Rationing of food and clothing was introduced to Australians in May 1942, though petrol had been rationed for nearly a year before that.
Market gardeners in Cockburn had strongly protested against the amount of petrol they were allowed: it both prevented them from getting around their own properties, and also from driving their produce to market.
In some respects, market gardeners were lucky in that they had space and resources to grow vegetables to feed themselves as well as to sell; though vegetables were not rationed, most of the population had to rely on an unstable market that fluctuated with petrol, electricity, water, and manpower supplies, and could no longer be supplemented as steadily with imports.
Clothing, tea and sugar all went on the ration in 1942, with butter following in 1943 and meat in 1944. All stayed on ration until 1947 at the earliest, and in some cases until 1950.
In the Cockburn district, ration books for food and clothing were issued at official centres over a weekend in June at Bibra Lake State School, Coogee State School, Jandakot State School, Spearwood State School, and South Coogee Agricultural Hall.
Sharing the coupons
Rations were often shared amongst families depending on needs and wants: one family with a husband who cooked for the RAAF and brought home illicit goods on weekends did not need their tea rations, and as they had a cow they were amply supplied with butter. But with ten children, their clothing rations were wildly insufficient, and so another family, an elderly mother and son in Jandakot who loved their tea and butter but needed very few clothes, arranged to swap their ration tickets to the satisfaction of everyone.
Rations for storekeepers
Local stores were provided with rationed supplies based on a percentage of their turnover. The Lazenby’s store on Rockingham Road in Hamilton Hill was a small concern, but as Cecilia Lazenby recalls, they were also savvy.
Before rationing was brought in, they had partnered with the Hamilton Hill Memorial Hall’s weekly cinema night to sell chocolates, sweets, and cigarettes to moviegoers. As a result, their recorded sales were much higher than other grocery stores in the area, and consequently once rationing was brought in they were well supplied.

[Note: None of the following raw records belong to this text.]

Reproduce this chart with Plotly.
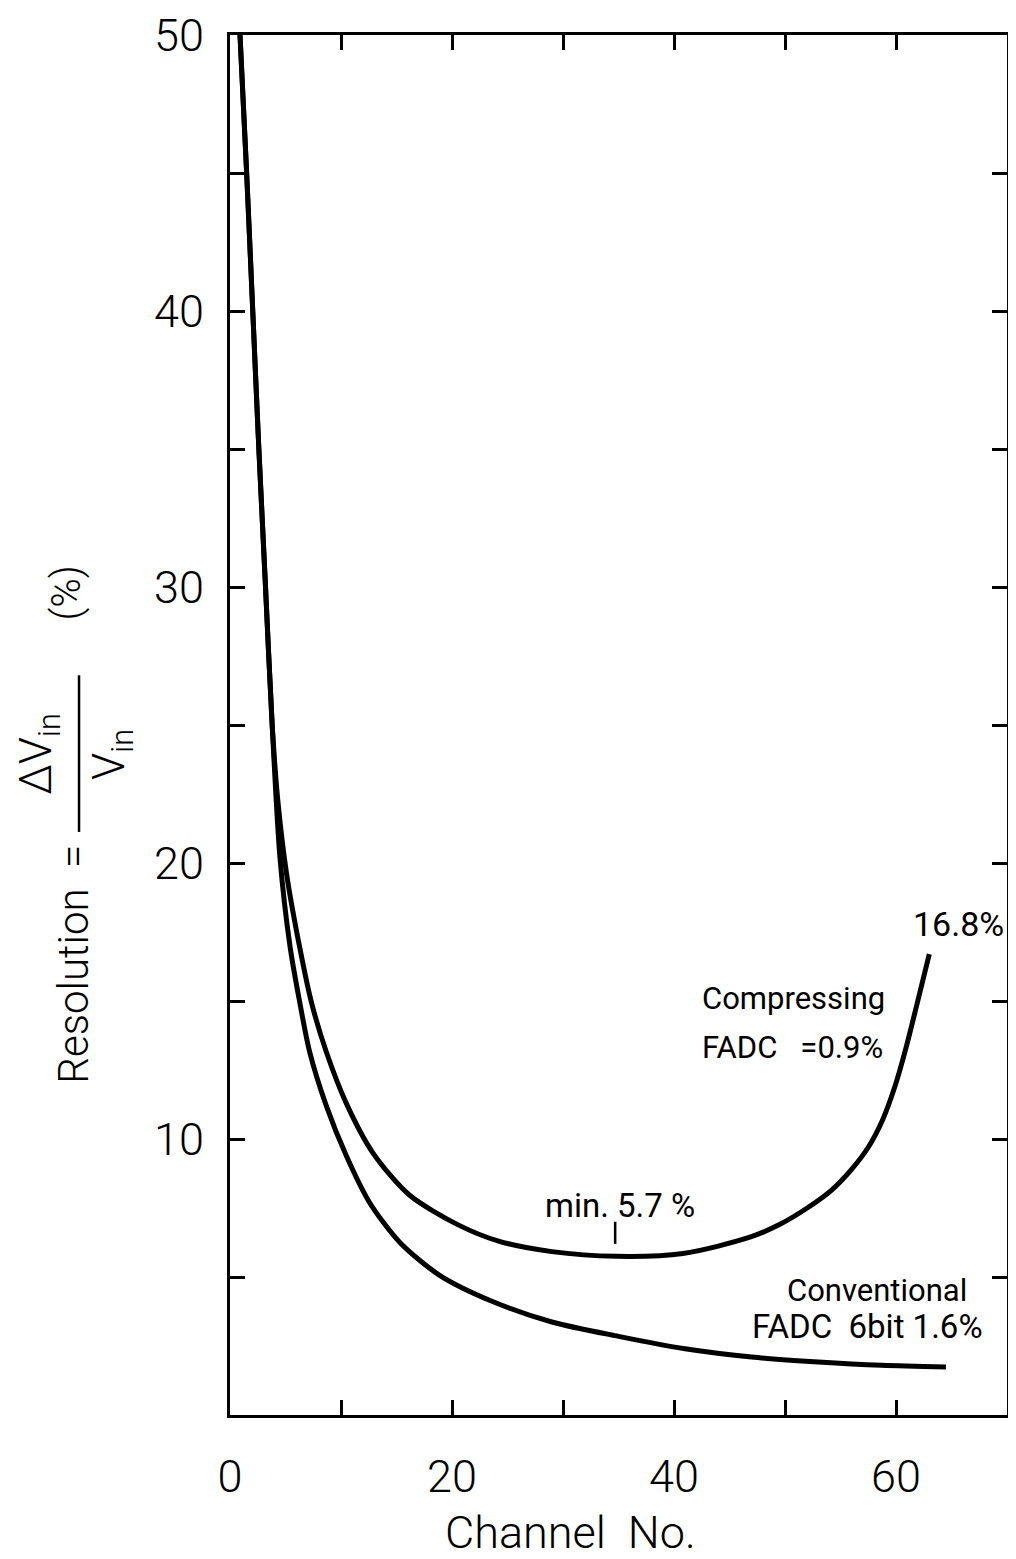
import plotly.graph_objects as go

# Data (Channel No. vs Resolution %)
conv_x = [0.9, 1.5, 2.05, 2.6, 3.2, 3.8, 4.5, 5.4, 6.28, 7.18, 8.68, 10.47, 12.57, 15.26, 18.85, 23.6, 29.0, 35.0, 41.0, 47.0, 53.0, 58.7, 64.5]
conv_y = [50.0, 45.0, 40.0, 35.0, 30.0, 25.0, 20.2, 17.0, 14.96, 13.15, 11.2, 9.4, 7.7, 6.27, 5.07, 4.12, 3.37, 2.85, 2.4, 2.1, 1.92, 1.8, 1.74]

comp_x = [0.9, 1.5, 2.05, 2.6, 3.2, 3.8, 4.3, 5.1, 6.3, 7.33, 8.68, 10.47, 12.87, 16.16, 20.6, 24.2, 29.0, 34.8, 40.8, 46.9, 49.5, 52.0, 54.2, 56.0, 57.5, 58.8, 59.9, 60.9, 61.9, 63.0]
comp_y = [50.0, 45.0, 40.0, 35.0, 30.0, 25.0, 22.3, 19.6, 16.9, 14.96, 13.15, 11.3, 9.5, 7.97, 6.88, 6.3, 5.92, 5.75, 5.85, 6.45, 6.9, 7.5, 8.15, 8.9, 9.7, 10.7, 11.9, 13.3, 14.9, 16.7]

min_mark_x = [34.7, 34.7]
min_mark_y = [6.2, 7.0]

x_tickvals = [0, 20, 40, 60]
y_tickvals = [10, 20, 30, 40, 50]

FONT = "Roboto"
BLACK = "#000000"

fig = go.Figure()
for xs, ys in ((conv_x, conv_y), (comp_x, comp_y)):
    fig.add_trace(go.Scatter(x=xs, y=ys, mode="lines",
                             line=dict(color=BLACK, width=5, shape="spline", smoothing=0.8),
                             showlegend=False, hoverinfo="skip"))
fig.add_trace(go.Scatter(x=min_mark_x, y=min_mark_y, mode="lines",
                         line=dict(color=BLACK, width=2.5),
                         showlegend=False, hoverinfo="skip"))

axis_common = dict(
    showgrid=False, zeroline=False, showline=True, linecolor=BLACK, linewidth=3,
    mirror="ticks", ticks="inside", ticklen=15, tickwidth=2.5, tickcolor=BLACK,
    automargin=False, ticklabeloverflow="allow",
    tickfont=dict(family=FONT, size=45, color=BLACK, weight=300),
)

fig.update_xaxes(range=[0, 70], tickmode="array", tickvals=x_tickvals,
                 ticktext=[str(v) for v in x_tickvals],
                 minor=dict(dtick=10, tick0=0, ticks="inside", ticklen=15, tickwidth=2.5, tickcolor=BLACK),
                 ticklabelstandoff=20, **axis_common)
fig.update_yaxes(range=[0, 50], tickmode="array", tickvals=y_tickvals,
                 ticktext=[str(v) for v in y_tickvals],
                 minor=dict(dtick=5, tick0=0, ticks="inside", ticklen=15, tickwidth=2.5, tickcolor=BLACK),
                 ticklabelstandoff=14, **axis_common)

txt = dict(family=FONT, size=31, color=BLACK)
lab = dict(family=FONT, color=BLACK, weight=300)


def pann(x, y, text, size, angle=0):
    return dict(x=x, y=y, text=text, xref="paper", yref="paper", showarrow=False,
                xanchor="center", yanchor="middle", textangle=angle,
                font=dict(size=size, **lab))


ann = [
    dict(x=65.6, y=17.8, text="16.8%", xref="x", yref="y", showarrow=False,
         font=dict(family=FONT, size=34, color=BLACK)),
    dict(x=42.3, y=15.1, text="Compressing", xref="x", yref="y", showarrow=False, font=txt, xanchor="left"),
    dict(x=42.3, y=13.3, text="FADC   =0.9%", xref="x", yref="y", showarrow=False, font=txt, xanchor="left"),
    dict(x=35.1, y=7.6, text="min. 5.7 %", xref="x", yref="y", showarrow=False,
         font=dict(family=FONT, size=33, color=BLACK)),
    dict(x=58.3, y=4.5, text="Conventional", xref="x", yref="y", showarrow=False, font=txt),
    dict(x=57.4, y=3.2, text="FADC  6bit 1.6%", xref="x", yref="y", showarrow=False,
         font=dict(family=FONT, size=33, color=BLACK)),
    # axis titles
    pann(0.4376, -0.085, "Channel  No.", 45),
    pann(-0.2008, 0.327, "Resolution  =", 42, -90),
    pann(-0.246, 0.479, "ΔV<sub>in</sub>", 44, -90),
    pann(-0.152, 0.479, "V<sub>in</sub>", 44, -90),
    pann(-0.2098, 0.596, "(%)", 40, -90),
]

fig.update_layout(
    width=1008, height=1551,
    margin=dict(l=222, r=9, t=27, b=144),
    paper_bgcolor="white", plot_bgcolor="white",
    annotations=ann,
    shapes=[dict(type="line", xref="paper", yref="paper", x0=-0.1943, x1=-0.1943,
                 y0=0.4225, y1=0.536, line=dict(color=BLACK, width=2.5))],
)

fig.write_html("out.html")
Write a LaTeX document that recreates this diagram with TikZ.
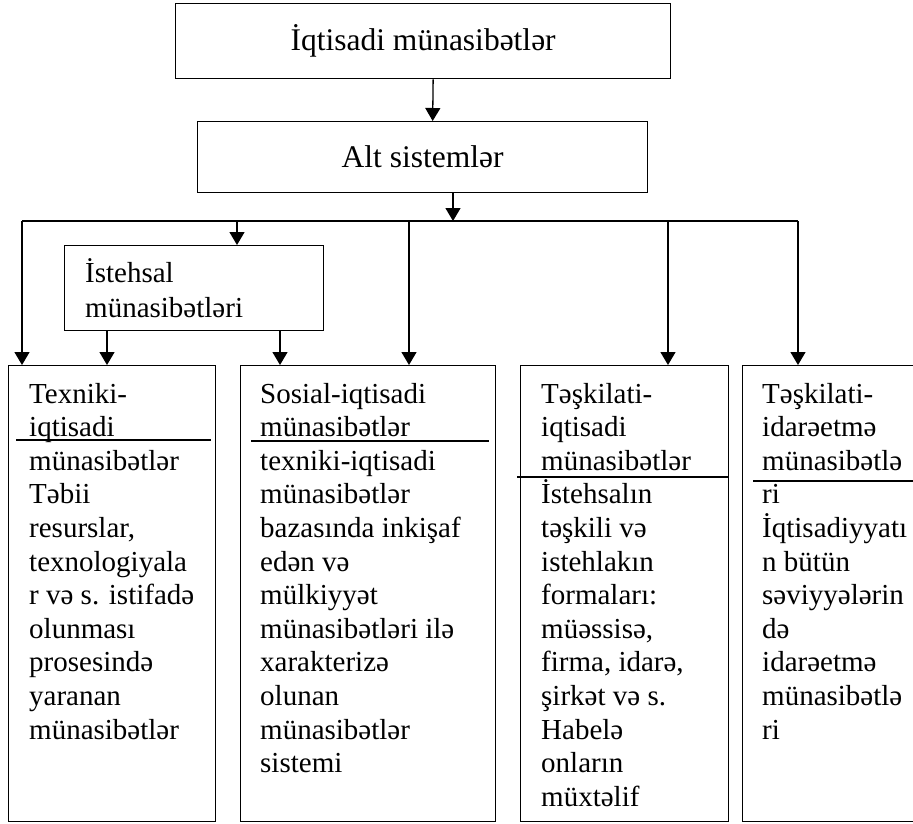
\documentclass[tikz,border=0pt]{standalone}
\usepackage{fontspec}
\setmainfont{Liberation Serif}
\usetikzlibrary{arrows.meta}
\newcommand{\bl}[1]{\vtop{\baselineskip=33.6pt\lineskiplimit=-20pt #1}}
\begin{document}
\begin{tikzpicture}[x=1pt,y=-1pt,
  box/.style={draw,line width=1.3pt,inner sep=0pt,anchor=north west},
  txt/.style={inner sep=0pt,anchor=base west,font=\fontsize{29}{33.6}\selectfont},
  ttl/.style={inner sep=0pt,font=\fontsize{31.5}{36}\selectfont},
  arr/.style={line width=1.3pt,-{Triangle[width=15pt,length=13pt]}},
  ln/.style={line width=1.3pt}]
\useasboundingbox (0,0) rectangle (913,823);
% top boxes
\node[box,minimum width=495pt,minimum height=75pt] (top) at (175,3) {};
\node[ttl] (toptxt) at (top.center) {İqtisadi münasibətlər};
\node[box,minimum width=450pt,minimum height=71pt] (alt) at (197,121) {};
\node[ttl] (alttxt) at (alt.center) {Alt sistemlər};
% istehsal
\node[box,minimum width=259pt,minimum height=85pt] (ist) at (64,245) {};
\node[txt] (isttxt) at (85,282) {\vtop{\baselineskip=35pt\hbox{İstehsal}\hbox{münasibətləri}}};
% bottom boxes
\node[box,minimum width=207pt,minimum height=456pt] (b1) at (8,365) {};
\node[box,minimum width=255pt,minimum height=456pt] (b2) at (240,365) {};
\node[box,minimum width=208pt,minimum height=456pt] (b3) at (520,365) {};
\node[box,minimum width=180pt,minimum height=456pt] (b4) at (742,365) {};
% texts
\node[txt] (t1) at (29,403) {\bl{\hbox{Texniki-}\hbox{iqtisadi}\hbox{münasibətlər}\hbox{Təbii}\hbox{resurslar,}\hbox{texnologiyala}\hbox{r və s. istifadə}\hbox{olunması}\hbox{prosesində}\hbox{yaranan}\hbox{münasibətlər}}};
\node[txt] (t2) at (260,403) {\bl{\hbox{Sosial-iqtisadi}\hbox{münasibətlər}\hbox{texniki-iqtisadi}\hbox{münasibətlər}\hbox{bazasında inkişaf}\hbox{edən və}\hbox{mülkiyyət}\hbox{münasibətləri ilə}\hbox{xarakterizə}\hbox{olunan}\hbox{münasibətlər}\hbox{sistemi}}};
\node[txt] (t3) at (541,403) {\bl{\hbox{Təşkilati-}\hbox{iqtisadi}\hbox{münasibətlər}\hbox{İstehsalın}\hbox{təşkili və}\hbox{istehlakın}\hbox{formaları:}\hbox{müəssisə,}\hbox{firma, idarə,}\hbox{şirkət və s.}\hbox{Habelə}\hbox{onların}\hbox{müxtəlif}}};
\node[txt] (t4) at (762,403) {\bl{\hbox{Təşkilati-}\hbox{idarəetmə}\hbox{münasibətlə}\hbox{ri}\hbox{İqtisadiyyatı}\hbox{n bütün}\hbox{səviyyələrin}\hbox{də}\hbox{idarəetmə}\hbox{münasibətlə}\hbox{ri}}};
% dividing lines
\draw[ln] (16,440) -- (211,440);
\draw[ln] (251,441) -- (489,441);
\draw[ln] (517,477) -- (b3.east |- 0,477);
\draw[ln] (753,481) -- (913,481);
% connectors
\coordinate (bus) at (453,221);
\coordinate (busL) at (22,221);
\coordinate (busR) at (798,221);
\draw[arr] ([xshift=10pt]top.south) -- ([xshift=10pt]alt.north);
\draw[arr] (alt.south -| bus) -- (bus);
\draw[ln] (busL) -- (busR);
\draw[arr] (busL) -- (b1.north -| busL);
\draw[arr] (237,221) -- (ist.north -| 237,0);
\draw[arr] (409,221) -- (b2.north -| 409,0);
\draw[arr] (668,221) -- (b3.north -| 668,0);
\draw[arr] (busR) -- (b4.north -| busR);
\draw[arr] (ist.south -| 107,0) -- (b1.north -| 107,0);
\draw[arr] (ist.south -| 280,0) -- (b2.north -| 280,0);
\end{tikzpicture}
\end{document}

They also delivered groceries to remote Jandakot and Bibra Lake families whose husbands and fathers were away at war, and so were allowed a larger petrol ration than many others.
Soldiers in the stores
The Lazenby’s store was also in-bounds for two military camps in the Cockburn area, and was open until 10pm most nights to cater for the soldiers. These men took their boundaries very seriously, and kept a firm hand on anyone who might threaten them: on on occasion - when a drunken colleague broke open a tin of biscuits without intending to buy - every other soldier in the store leapt on him and forced him to pay, in case the shopkeepers complained to the military headquarters and got their shop made out-of-bounds.